System 1 is fast, intuitive, emotional. Essentially, a high-powered pattern matcher trained by experience.
System 2 is slow, effortful, and logical. But also lazy and error-prone. It avoids engaging unless absolutely necessary.
In most of our daily lives, it’s System 1 that’s running the show. We guess what someone’s about to say. We fill in ambiguous cues. We jump to conclusions before our conscious brain has even caught up.
Sound familiar?
It should. Because it’s not far off from how LLMs work. They’re trained to recognize and predict linguistic patterns based on massive corpora of human text. And in many cases, that’s enough to generate surprisingly human-like responses. Does that make them intelligent? Maybe not in the strong sense, but it does make them relatable.
The Real Illusion: That We Aren’t Simulating Too
The title of Apple’s paper The Illusion of Thinking applies just as well to us.
We like to believe we reason logically and deliberately. But the data tells us otherwise. Cognitive biases, framing effects, false memories, confabulation, we’re not exactly paragons of rationality. We simulate. We improvise. We get it right enough, often enough, to survive and adapt.
So when we critique LLMs for being “just pattern matchers,” we should ask: Compared to what?
Where Apple Is Absolutely Right
This doesn’t mean we should ignore the paper’s findings. Apple’s team surfaces a critical weakness in current LLM architectures: their inability to scale reasoning reliably. They collapse under multi-step logic. They don’t “know what they know.” They can say a lot without saying anything useful. For high-stakes domains like healthcare, finance, law - we need far more robust, transparent, and grounded systems.
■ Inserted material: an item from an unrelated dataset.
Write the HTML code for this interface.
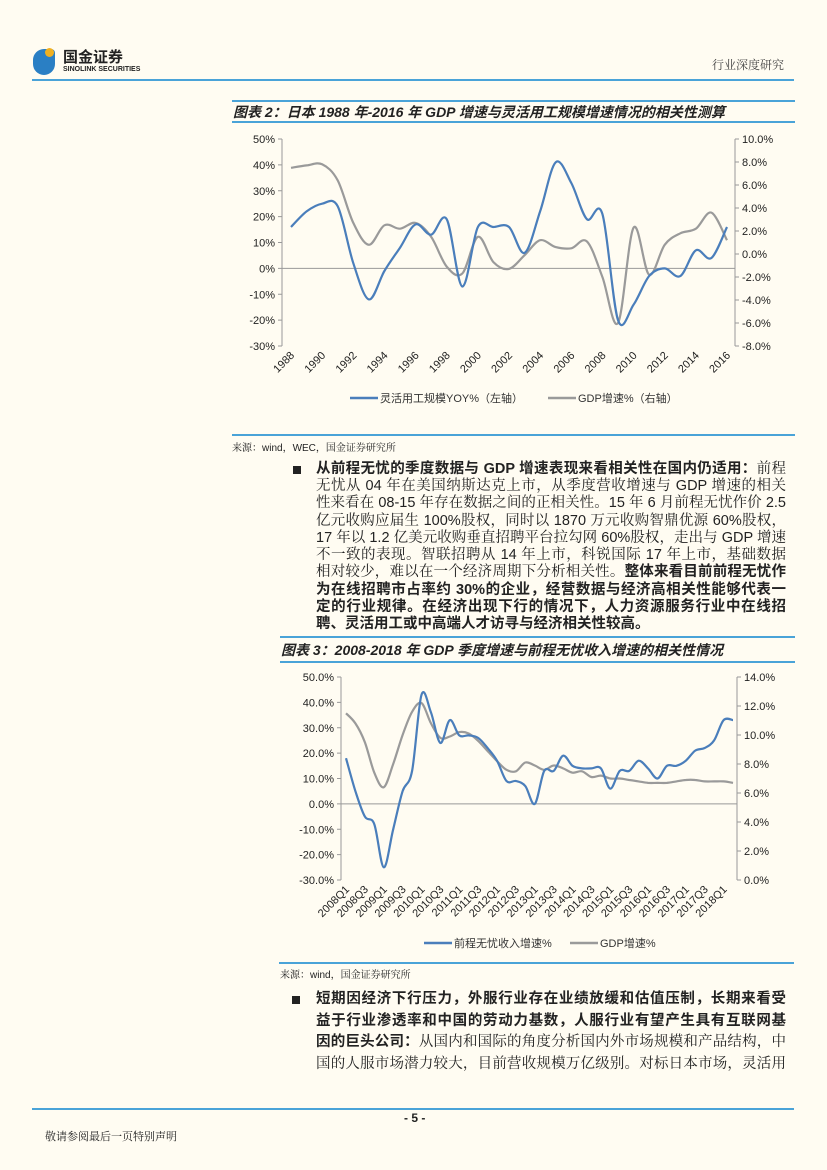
<!DOCTYPE html>
<html><head><meta charset="utf-8">
<style>
body{margin:0;background:#fffcf2;}
#page{position:relative;width:827px;height:1170px;overflow:hidden;background:#fffcf2;font-family:"Liberation Sans","Noto Sans CJK SC",sans-serif;color:#222;}
.abs{position:absolute;}
.hl{position:absolute;height:2px;background:#4aa3d8;}
.ln{position:absolute;font-family:"Liberation Sans","Noto Serif CJK SC",serif;font-size:14.5px;line-height:17px;text-align:justify;text-align-last:justify;white-space:nowrap;overflow:visible;}
.ln.last{text-align-last:left;}
.ln b{font-weight:bold;font-family:"Liberation Sans","Noto Sans CJK SC",sans-serif;}
.bullet{position:absolute;width:8px;height:8px;background:#222;}
svg text{font-family:"Liberation Sans","Noto Sans CJK SC",sans-serif;}
</style></head><body>
<div id="page">
  <div class="abs" style="left:33px;top:49px;width:22px;height:26px;border-radius:11px 4px 11px 11px;background:#2a7fc4;"></div>
  <div class="abs" style="left:45px;top:48px;width:9px;height:9px;border-radius:50%;background:#f0b020;"></div>
  <div class="abs" style="left:63px;top:46px;font-size:15px;font-weight:bold;font-family:'Noto Sans CJK SC',sans-serif;">国金证券</div>
  <div class="abs" style="left:63px;top:66px;font-size:7px;font-weight:bold;">SINOLINK SECURITIES</div>
  <div class="abs" style="left:712px;top:56px;font-size:12px;font-family:'Noto Serif CJK SC',serif;color:#444;">行业深度研究</div>
  <div class="hl" style="left:32px;top:79px;width:762px;"></div>

  <div class="hl" style="left:232px;top:100px;width:563px;"></div>
  <div class="abs" style="left:233px;top:102px;font-size:14px;font-weight:bold;font-style:italic;">图表 2：日本 1988 年-2016 年 GDP 增速与灵活用工规模增速情况的相关性测算</div>
  <div class="hl" style="left:232px;top:121px;width:563px;"></div>

  <svg class="abs" style="left:0;top:0" width="827" height="1170">
    <g id="c1"></g><g id="c2"></g>
  </svg>

  <div class="hl" style="left:232px;top:434px;width:563px;"></div>
  <div class="abs" style="left:232px;top:439px;font-size:10px;font-family:'Liberation Sans','Noto Serif CJK SC',serif;">来源：wind，WEC，国金证券研究所</div>

  <div class="bullet" style="left:293px;top:466px;"></div>
  <div>
    <div class="ln" style="left:316px;top:461px;width:470px;"><b>从前程无忧的季度数据与 GDP 增速表现来看相关性在国内仍适用：</b>前程</div>
    <div class="ln" style="left:316px;top:478px;width:470px;">无忧从 04 年在美国纳斯达克上市，从季度营收增速与 GDP 增速的相关</div>
    <div class="ln" style="left:316px;top:495px;width:470px;">性来看在 08-15 年存在数据之间的正相关性。15 年 6 月前程无忧作价 2.5</div>
    <div class="ln" style="left:316px;top:513px;width:470px;">亿元收购应届生 100%股权，同时以 1870 万元收购智鼎优源 60%股权，</div>
    <div class="ln" style="left:316px;top:530px;width:470px;">17 年以 1.2 亿美元收购垂直招聘平台拉勾网 60%股权，走出与 GDP 增速</div>
    <div class="ln" style="left:316px;top:547px;width:470px;">不一致的表现。智联招聘从 14 年上市，科锐国际 17 年上市，基础数据</div>
    <div class="ln" style="left:316px;top:564px;width:470px;">相对较少，难以在一个经济周期下分析相关性。<b>整体来看目前前程无忧作</b></div>
    <div class="ln" style="left:316px;top:582px;width:470px;"><b>为在线招聘市占率约 30%的企业，经营数据与经济高相关性能够代表一</b></div>
    <div class="ln" style="left:316px;top:599px;width:470px;"><b>定的行业规律。在经济出现下行的情况下，人力资源服务行业中在线招</b></div>
    <div class="ln last" style="left:316px;top:616px;width:470px;"><b>聘、灵活用工或中高端人才访寻与经济相关性较高。</b></div>
  </div>

  <div class="hl" style="left:280px;top:636px;width:515px;"></div>
  <div class="abs" style="left:281px;top:640px;font-size:14px;font-weight:bold;font-style:italic;">图表 3：2008-2018 年 GDP 季度增速与前程无忧收入增速的相关性情况</div>
  <div class="hl" style="left:280px;top:661px;width:515px;"></div>

  <div class="hl" style="left:279px;top:962px;width:515px;"></div>
  <div class="abs" style="left:280px;top:966px;font-size:10px;font-family:'Liberation Sans','Noto Serif CJK SC',serif;">来源：wind，国金证券研究所</div>

  <div class="bullet" style="left:292px;top:996px;"></div>
  <div>
    <div class="ln" style="left:316px;top:991px;width:470px;"><b>短期因经济下行压力，外服行业存在业绩放缓和估值压制，长期来看受</b></div>
    <div class="ln" style="left:316px;top:1013px;width:470px;"><b>益于行业渗透率和中国的劳动力基数，人服行业有望产生具有互联网基</b></div>
    <div class="ln" style="left:316px;top:1034px;width:470px;"><b>因的巨头公司：</b>从国内和国际的角度分析国内外市场规模和产品结构，中</div>
    <div class="ln" style="left:316px;top:1056px;width:470px;">国的人服市场潜力较大，目前营收规模万亿级别。对标日本市场，灵活用</div>
  </div>

  <div class="hl" style="left:32px;top:1108px;width:762px;"></div>
  <div class="abs" style="left:404px;top:1111px;font-size:12px;font-weight:bold;">- 5 -</div>
  <div class="abs" style="left:45px;top:1128px;font-size:11px;font-family:'Noto Serif CJK SC',serif;">敬请参阅最后一页特别声明</div>
</div>
<script>
// Chart 1 data
const years1 = [1988,1989,1990,1991,1992,1993,1994,1995,1996,1997,1998,1999,2000,2001,2002,2003,2004,2005,2006,2007,2008,2009,2010,2011,2012,2013,2014,2015,2016];
const flexYoY = [16,22,25,24,2,-12,-1,8,17,13,19,-7,16,16,16,6,22,41,33,19,21,-20,-14,-3,0,-3,7,4,16];
const gdp1 = [7.5,7.7,7.8,6.4,2.7,0.8,2.5,2.2,2.7,1.5,-1.1,-1.7,1.5,-0.7,-1.3,-0.1,1.2,0.6,0.5,1.1,-2.0,-6.0,2.3,-1.8,0.8,1.8,2.2,3.6,1.2];
const leftTicks1 = [50,40,30,20,10,0,-10,-20,-30];
const rightTicks1 = [10,8,6,4,2,0,-2,-4,-6,-8];
// Chart 2 data
const quarters2 = ['2008Q1','2008Q2','2008Q3','2008Q4','2009Q1','2009Q2','2009Q3','2009Q4','2010Q1','2010Q2','2010Q3','2010Q4','2011Q1','2011Q2','2011Q3','2011Q4','2012Q1','2012Q2','2012Q3','2012Q4','2013Q1','2013Q2','2013Q3','2013Q4','2014Q1','2014Q2','2014Q3','2014Q4','2015Q1','2015Q2','2015Q3','2015Q4','2016Q1','2016Q2','2016Q3','2016Q4','2017Q1','2017Q2','2017Q3','2017Q4','2018Q1','2018Q2'];
const revGrowth = [18,5,-5,-8,-25,-10,5,13,43,36,24,33,27,27,26,22,17,9,9,7,0,13,13,19,15,14,14,14,6,13,13,17,14,10,15,15,17,21,22,25,33,33];
const gdp2 = [11.5,10.8,9.5,7.4,6.4,8.0,10.0,11.6,12.2,10.8,9.8,9.9,10.2,10.1,9.6,8.9,8.2,7.6,7.5,8.1,7.9,7.6,7.9,7.7,7.4,7.5,7.1,7.2,7.0,7.0,6.9,6.8,6.7,6.7,6.7,6.8,6.9,6.9,6.8,6.8,6.8,6.7];
const leftTicks2 = [50,40,30,20,10,0,-10,-20,-30];
const rightTicks2 = [14,12,10,8,6,4,2,0];

const NS='http://www.w3.org/2000/svg';
function mk(parent,tag,attrs){const e=document.createElementNS(NS,tag);for(const k in attrs)e.setAttribute(k,attrs[k]);parent.appendChild(e);return e;}
function smooth(pts){let d='M'+pts[0][0].toFixed(1)+','+pts[0][1].toFixed(1);
  for(let i=0;i<pts.length-1;i++){const p0=pts[i-1]||pts[i],p1=pts[i],p2=pts[i+1],p3=pts[i+2]||p2;
    const c1=[p1[0]+(p2[0]-p0[0])/6,p1[1]+(p2[1]-p0[1])/6],c2=[p2[0]-(p3[0]-p1[0])/6,p2[1]-(p3[1]-p1[1])/6];
    d+='C'+c1[0].toFixed(1)+','+c1[1].toFixed(1)+' '+c2[0].toFixed(1)+','+c2[1].toFixed(1)+' '+p2[0].toFixed(1)+','+p2[1].toFixed(1);}
  return d;}

function drawChart(g,cfg){
  const yL=v=>cfg.top+(cfg.lMax-v)/(cfg.lMax-cfg.lMin)*(cfg.bot-cfg.top);
  const yR=v=>cfg.top+(cfg.rMax-v)/(cfg.rMax-cfg.rMin)*(cfg.bot-cfg.top);
  const x=i=>cfg.x0+i*(cfg.x1-cfg.x0)/(cfg.cats.length-1);
  let a=mk(g,'line',{x1:cfg.axL,y1:cfg.top,x2:cfg.axL,y2:cfg.bot,stroke:'#999','stroke-width':1});
  
  a=mk(g,'line',{x1:cfg.axR,y1:cfg.top,x2:cfg.axR,y2:cfg.bot,stroke:'#999','stroke-width':1});
  
  a=mk(g,'line',{x1:cfg.axL,y1:yL(0),x2:cfg.axR,y2:yL(0),stroke:'#999','stroke-width':1});
  
  cfg.lt.forEach(v=>{mk(g,'line',{x1:cfg.axL-4,y1:yL(v),x2:cfg.axL,y2:yL(v),stroke:'#999'});
    const t=mk(g,'text',{x:cfg.axL-7,y:yL(v)+4,'text-anchor':'end','font-size':11,fill:'#222'});
    t.textContent=v.toFixed(cfg.dec)+'%';
    });
  cfg.rt.forEach(v=>{mk(g,'line',{x1:cfg.axR,y1:yR(v),x2:cfg.axR+4,y2:yR(v),stroke:'#999'});
    const t=mk(g,'text',{x:cfg.axR+7,y:yR(v)+4,'font-size':11,fill:'#222'});
    t.textContent=v.toFixed(1)+'%';
    });
  cfg.cats.forEach((c,i)=>{if(i%cfg.every)return;
    const xx=x(i),yy=cfg.bot+10;
    const t=mk(g,'text',{x:xx+4,y:yy,'text-anchor':'end','font-size':11,fill:'#222',transform:'rotate(-45 '+(xx+4)+' '+yy+')'});
    t.textContent=c;
    });
  let p=mk(g,'path',{d:smooth(cfg.s2.map((v,i)=>[x(i),yR(v)])),fill:'none',stroke:'#9a9a9a','stroke-width':2.2});
  
  p=mk(g,'path',{d:smooth(cfg.s1.map((v,i)=>[x(i),yL(v)])),fill:'none',stroke:'#4a7ebb','stroke-width':2.2});
  
  cfg.leg.forEach(l=>{let ln=mk(g,'line',{x1:l.x,y1:cfg.ly,x2:l.x+28,y2:cfg.ly,stroke:l.c,'stroke-width':2.5});
    
    const t=mk(g,'text',{x:l.x+30,y:cfg.ly+4,'font-size':11,fill:'#333'});t.textContent=l.t;
    });
}
drawChart(document.getElementById('c1'),{cats:years1,s1:flexYoY,s2:gdp1,lt:leftTicks1,rt:rightTicks1,
  top:139,bot:346,lMax:50,lMin:-30,rMax:10,rMin:-8,axL:282,axR:735,x0:291,x1:727,every:2,dec:0,
  ly:398,leg:[{x:350,c:'#4a7ebb',t:'灵活用工规模YOY%（左轴）'},{x:548,c:'#9a9a9a',t:'GDP增速%（右轴）'}]});
drawChart(document.getElementById('c2'),{cats:quarters2,s1:revGrowth,s2:gdp2,lt:leftTicks2,rt:rightTicks2,
  top:677,bot:880,lMax:50,lMin:-30,rMax:14,rMin:0,axL:341,axR:737,x0:346,x1:733,every:2,dec:1,
  ly:943,leg:[{x:424,c:'#4a7ebb',t:'前程无忧收入增速%'},{x:570,c:'#9a9a9a',t:'GDP增速%'}]});
</script>
</body></html>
What Comes Next: Tools in Our Own Image
Instead of treating LLMs as flawed versions of human thinkers, we might see them as part of a new frontier - tools shaped in our own image: brilliant, imperfect, and driven by shortcuts that often work. The real challenge isn’t to make them perfect, but to understand how they work, so we can learn to work with them. That’s the path to meaningful coexistence.